2)     Kasus yang didalamnya mubâsyarah lebih dimenangkan untuk mengalahkan unsur penyebab. Seperti halnya sese­orang yang menjatuhkan orang lain dari tempat yang tinggi, namun sebelum sampai ke dasar lantai ia ditusuk sebanyak dua kali yang menjadi penyebab kematiannya. Dalam hal ini yang berhak mendapat qishas adalah orang yang menusuk, sementara orang yang menjatuhkan hanya layak mendapat hukuman ta’zir; hukuman yang sesuai dengan keputusan seorang imam (pemimpin negara).

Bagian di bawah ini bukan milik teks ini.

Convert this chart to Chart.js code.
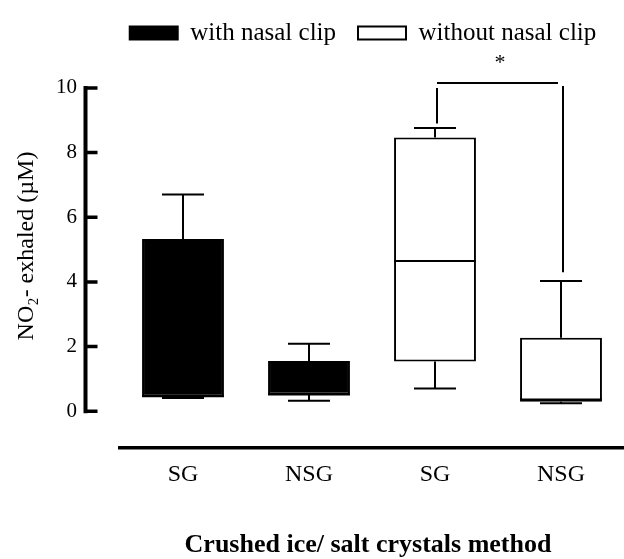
<!DOCTYPE html>
<html>
<head>
<meta charset="utf-8">
<script src="https://cdn.jsdelivr.net/npm/chart.js@4.4.0/dist/chart.umd.min.js"></script>
<style>
  html, body { margin: 0; padding: 0; background: #fff; }
  #wrap { width: 624px; height: 559px; position: relative; }
</style>
</head>
<body>
<div id="wrap"><canvas id="c" width="624" height="559"></canvas></div>
<script>
// ---- data ----
const categories = ['SG', 'NSG', 'SG', 'NSG'];
const seriesNames = ['with nasal clip', 'without nasal clip'];
const q1 = [0.46, 0.52, 1.54, 0.29];
const q3 = [5.33, 1.55, 8.47, 2.27];
const medians = [0.46, 0.52, 4.65, 0.36];
const whiskerMin = [0.41, 0.32, 0.70, 0.25];
const whiskerMax = [6.70, 2.09, 8.76, 4.03];
const seriesOfCategory = [0, 0, 1, 1];
const yTicks = [0, 2, 4, 6, 8, 10];
// significance bracket between category 2 and 3: [left bottom, top, right bottom]
const bracket = { from: 2, to: 3, leftBottom: 8.9, top: 10.15, rightBottom: 4.3, label: '*', labelY: 10.85 };
const yTitle = 'NO₂- exhaled (µM)';
const xTitle = 'Crushed ice/ salt crystals method';

const SERIF = '"Liberation Serif", "Times New Roman", serif';

const boxData = (s) => categories.map((_, i) => seriesOfCategory[i] === s ? [q1[i], q3[i]] : null);

// shift the legend row to the right (reference legend is centred right of the page centre)
const legendShift = {
  id: 'legendShift',
  afterLayout(chart) {
    if (chart.legend) { chart.legend.left += 51; chart.legend.right += 51; }
  }
};

const boxPlugin = {
  id: 'boxExtras',
  afterDatasetsDraw(chart) {
    const ctx = chart.ctx;
    const x = chart.scales.x, y = chart.scales.y;
    ctx.save();
    ctx.strokeStyle = '#000';
    ctx.lineCap = 'butt';
    categories.forEach((_, i) => {
      const cx = x.getPixelForValue(i);
      const capHalf = 21;
      ctx.lineWidth = 2;
      ctx.beginPath();
      ctx.moveTo(cx, y.getPixelForValue(q3[i]));
      ctx.lineTo(cx, y.getPixelForValue(whiskerMax[i]));
      ctx.moveTo(cx - capHalf, y.getPixelForValue(whiskerMax[i]));
      ctx.lineTo(cx + capHalf, y.getPixelForValue(whiskerMax[i]));
      ctx.moveTo(cx, y.getPixelForValue(q1[i]));
      ctx.lineTo(cx, y.getPixelForValue(whiskerMin[i]));
      ctx.moveTo(cx - capHalf, y.getPixelForValue(whiskerMin[i]));
      ctx.lineTo(cx + capHalf, y.getPixelForValue(whiskerMin[i]));
      ctx.stroke();
      const bw = 41;
      ctx.beginPath();
      ctx.moveTo(cx - bw, y.getPixelForValue(medians[i]));
      ctx.lineTo(cx + bw, y.getPixelForValue(medians[i]));
      ctx.stroke();
    });
    // bracket
    const lx = x.getPixelForValue(bracket.from) + 2;
    const rx = x.getPixelForValue(bracket.to) + 2;
    const ty = y.getPixelForValue(bracket.top);
    ctx.lineWidth = 2;
    ctx.beginPath();
    ctx.moveTo(lx, ty);
    ctx.lineTo(rx - 5, ty);
    ctx.moveTo(lx, ty + 5);
    ctx.lineTo(lx, y.getPixelForValue(bracket.leftBottom));
    ctx.moveTo(rx, ty + 3);
    ctx.lineTo(rx, y.getPixelForValue(bracket.rightBottom));
    ctx.stroke();
    ctx.fillStyle = '#000';
    ctx.font = '22px ' + SERIF;
    ctx.textAlign = 'center';
    ctx.textBaseline = 'middle';
    ctx.fillText(bracket.label, (lx + rx) / 2, y.getPixelForValue(bracket.labelY) + 3);
    // y axis line with ticks
    const ax = 85.5;
    ctx.lineWidth = 4;
    ctx.beginPath();
    ctx.moveTo(ax, y.getPixelForValue(0) + 2);
    ctx.lineTo(ax, y.getPixelForValue(10) - 2);
    ctx.stroke();
    ctx.lineWidth = 3.5;
    ctx.beginPath();
    yTicks.forEach(v => {
      const py = y.getPixelForValue(v);
      ctx.moveTo(ax, py);
      ctx.lineTo(ax + 12, py);
    });
    ctx.stroke();
    // axis titles
    ctx.font = '24px ' + SERIF;
    ctx.save();
    ctx.translate(27, 246);
    ctx.rotate(-Math.PI / 2);
    ctx.fillText(yTitle, 0, 0);
    ctx.restore();
    ctx.font = 'bold 26px ' + SERIF;
    ctx.fillText(xTitle, 368, 545);
    ctx.restore();
  }
};

new Chart(document.getElementById('c'), {
  type: 'bar',
  data: {
    labels: categories,
    datasets: [
      { label: seriesNames[0], data: boxData(0), backgroundColor: '#000', borderColor: '#000', borderWidth: 2, borderSkipped: false, grouped: false, barPercentage: 0.65, categoryPercentage: 1 },
      { label: seriesNames[1], data: boxData(1), backgroundColor: '#fff', borderColor: '#000', borderWidth: 2, borderSkipped: false, grouped: false, barPercentage: 0.65, categoryPercentage: 1 }
    ]
  },
  options: {
    responsive: false,
    animation: false,
    devicePixelRatio: 1,
    layout: { padding: { left: 0, right: 0, top: -7, bottom: 0 } },
    plugins: {
      legend: {
        position: 'top',
        labels: { font: { family: SERIF, size: 25 }, color: '#000', boxWidth: 48, boxHeight: 13, padding: 22 }
      },
      tooltip: { enabled: false }
    },
    scales: {
      x: {
        type: 'category',
        offset: true,
        grid: { display: false, drawTicks: false },
        border: { display: true, color: '#000', width: 3.5 },
        ticks: { font: { family: SERIF, size: 24 }, color: '#000', padding: 12 },
        afterFit(s) { s.height = 111; }
      },
      y: {
        min: -1.138,
        max: 11.0,
        grid: { display: false, drawTicks: false },
        border: { display: false },
        ticks: { font: { family: SERIF, size: 21 }, color: '#000', padding: 43 },
        afterBuildTicks(s) { s.ticks = yTicks.map(v => ({ value: v })); },
        afterFit(s) { s.width = 120; }
      }
    }
  },
  plugins: [legendShift, boxPlugin]
});
</script>
</body>
</html>
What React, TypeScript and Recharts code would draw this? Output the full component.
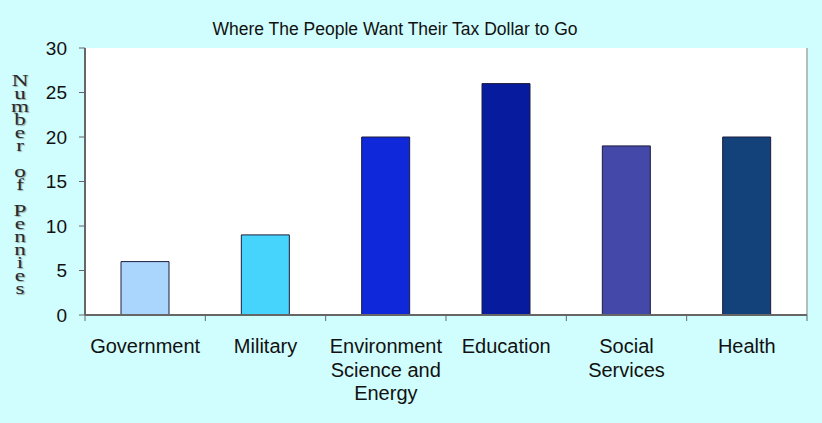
import { BarChart, Bar, XAxis, YAxis, CartesianGrid, Cell } from "recharts";

const categories = [
  "Government",
  "Military",
  "Environment Science and Energy",
  "Education",
  "Social Services",
  "Health",
];
const tickLines = [
  ["Government"],
  ["Military"],
  ["Environment", "Science and", "Energy"],
  ["Education"],
  ["Social", "Services"],
  ["Health"],
];
const pennies = [6, 9, 20, 26, 19, 20];
const barColors = ["#aad5fc", "#46d4fc", "#0f28da", "#061b9e", "#4448a9", "#13427b"];
const yTicks = [0, 5, 10, 15, 20, 25, 30];
const title = "Where The People Want Their Tax Dollar to Go";
const yLabel = "Number of Pennies";

const data = categories.map((name, i) => ({ name, value: pennies[i] }));

const FONT = "'Liberation Sans', Arial, sans-serif";

function CategoryTick(props: any) {
  const { x, y, payload, index } = props;
  const half = payload?.offset ?? 60;
  const lines = tickLines[index] ?? [String(payload.value)];
  return (
    <g>
      <line x1={x - half} x2={x - half} y1={y - 6} y2={y} stroke="#666" />
      {index === categories.length - 1 && (
        <line x1={x + half} x2={x + half} y1={y - 6} y2={y} stroke="#666" />
      )}
      <text x={x} y={y + 32} textAnchor="middle" fontFamily={FONT} fontSize={20} fill="#111">
        {lines.map((l: string, i: number) => (
          <tspan key={i} x={x} dy={i === 0 ? 0 : 23.5}>
            {l}
          </tspan>
        ))}
      </text>
    </g>
  );
}

// letters stacked one under another, drawn wide like the original
function StackedLabel(props: any) {
  const { viewBox } = props;
  const cx = viewBox.x + 20;
  const chars = yLabel.split("");
  const step = 13;
  const cy = viewBox.y + viewBox.height / 2 + 4;
  const start = cy - ((chars.length - 1) * step) / 2;
  return (
    <g transform={`translate(${cx},0) scale(1.45,1)`}>
      <text
        textAnchor="middle"
        fontFamily="'Liberation Serif', 'DejaVu Serif', serif"
        fontSize={16}
        fill="#2a2a2a"
        style={{ textShadow: "1px 1px 1px #9aa" }}
      >
        {chars.map((c, i) => (
          <tspan key={i} x={0} y={start + i * step + 5}>
            {c === " " ? "\u00a0" : c}
          </tspan>
        ))}
      </text>
    </g>
  );
}

export default function App() {
  return (
    <div
      style={{
        position: "absolute",
        left: 0,
        top: 0,
        width: 822,
        height: 423,
        background: "#d0fdfd",
      }}
    >
      <div
        style={{
          position: "absolute",
          top: 19,
          left: 0,
          width: 790,
          textAlign: "center",
          fontFamily: FONT,
          fontSize: 17.5,
          color: "#111",
        }}
      >
        {title}
      </div>
      <BarChart
        width={822}
        height={423}
        data={data}
        margin={{ top: 48, right: 14, bottom: 8, left: 0 }}
      >
        <CartesianGrid
          xAxisId="bottom"
          yAxisId="left"
          fill="#ffffff"
          horizontal={false}
          vertical={false}
        />
        <XAxis
          xAxisId="top"
          orientation="top"
          dataKey="name"
          height={0}
          tick={false}
          tickLine={false}
          axisLine={{ stroke: "#b4bcbc", strokeWidth: 2 }}
        />
        <YAxis
          yAxisId="right"
          orientation="right"
          width={1}
          domain={[0, 30]}
          tick={false}
          tickLine={false}
          axisLine={{ stroke: "#b4bcbc", strokeWidth: 2 }}
        />
        <XAxis
          xAxisId="bottom"
          dataKey="name"
          height={100}
          interval={0}
          tickLine={false}
          tickSize={6}
          tickMargin={0}
          tick={<CategoryTick />}
          axisLine={{ stroke: "#666", strokeWidth: 2 }}
        />
        <YAxis
          yAxisId="left"
          width={85}
          domain={[0, 30]}
          ticks={yTicks}
          interval={0}
          tickSize={6}
          tickMargin={12}
          tick={{ fontFamily: FONT, fontSize: 19, fill: "#111" }}
          tickLine={{ stroke: "#666" }}
          axisLine={{ stroke: "#666", strokeWidth: 2 }}
          label={{ value: yLabel, content: <StackedLabel /> }}
        />
        <Bar
          xAxisId="bottom"
          yAxisId="left"
          dataKey="value"
          barSize={48}
          stroke="#1c1c3c"
          strokeWidth={1}
          isAnimationActive={false}
        >
          {data.map((d, i) => (
            <Cell key={d.name} fill={barColors[i]} />
          ))}
        </Bar>
      </BarChart>
    </div>
  );
}
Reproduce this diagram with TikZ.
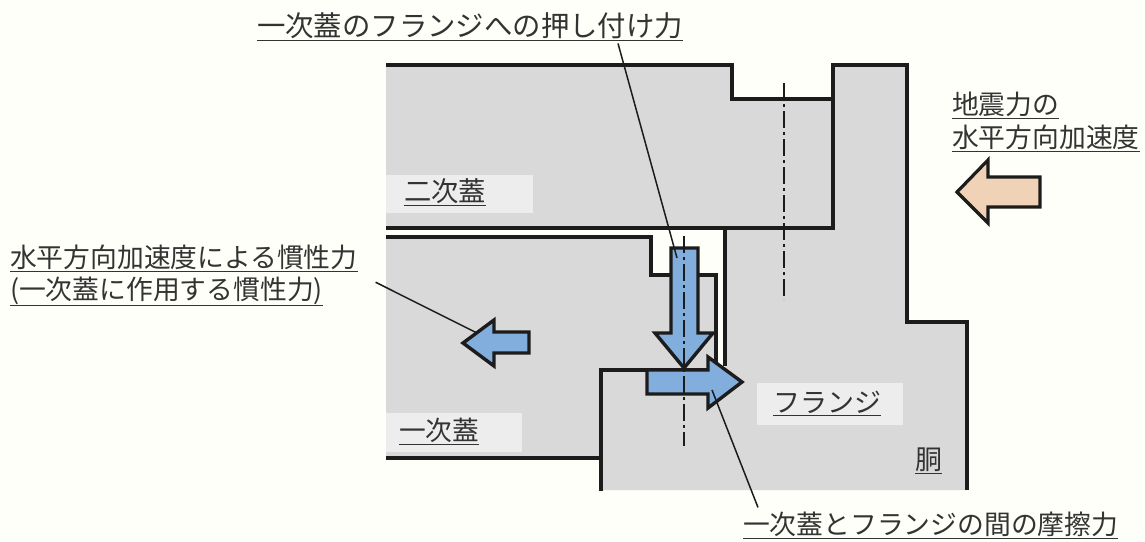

3)     Posisi antara mubâsyarah dan sebab yang seimbang. Seperti halnya seseorang yang memaksa -dengan ancaman tertentu­pada orang lain untuk membunuh. Kedua pihak, baik pe­maksa dan yang dipaksa, patut mendapat hukuman qishas. Pihak pemaksa dihukum karena dia pada dasarnya-secara tidak langsung- juga melakukan hal yang dapat mem­binasakan dengan cara memaksakan hal-hal yang dapat menghilangkan nyawa orang lain. Sedangkan pihak yang. dipaksa adalah pelaku pembunuhan dengan cara zhalim.
Pengecualian
Seseorang yang menggasab kambing orang lain dan ia serahkan pada tukang jagal untuk disembelih, sementara si tukang jagal tidak tahu. bahwa kambing itu adalah hasil gasaban (baca; ada gharar). Daldm hal ini/ ulama sepakat bahwa yang wajib mengganti adalah orang yang menggasab, bukan si tukang jagal. Semestinya, kalau kita akan menerapkan kaidah ini tentu yang membayar denda adalah pelaku penyembelihan (tukang jagal=mubâsyir), bukan orang yang memberikan kambing.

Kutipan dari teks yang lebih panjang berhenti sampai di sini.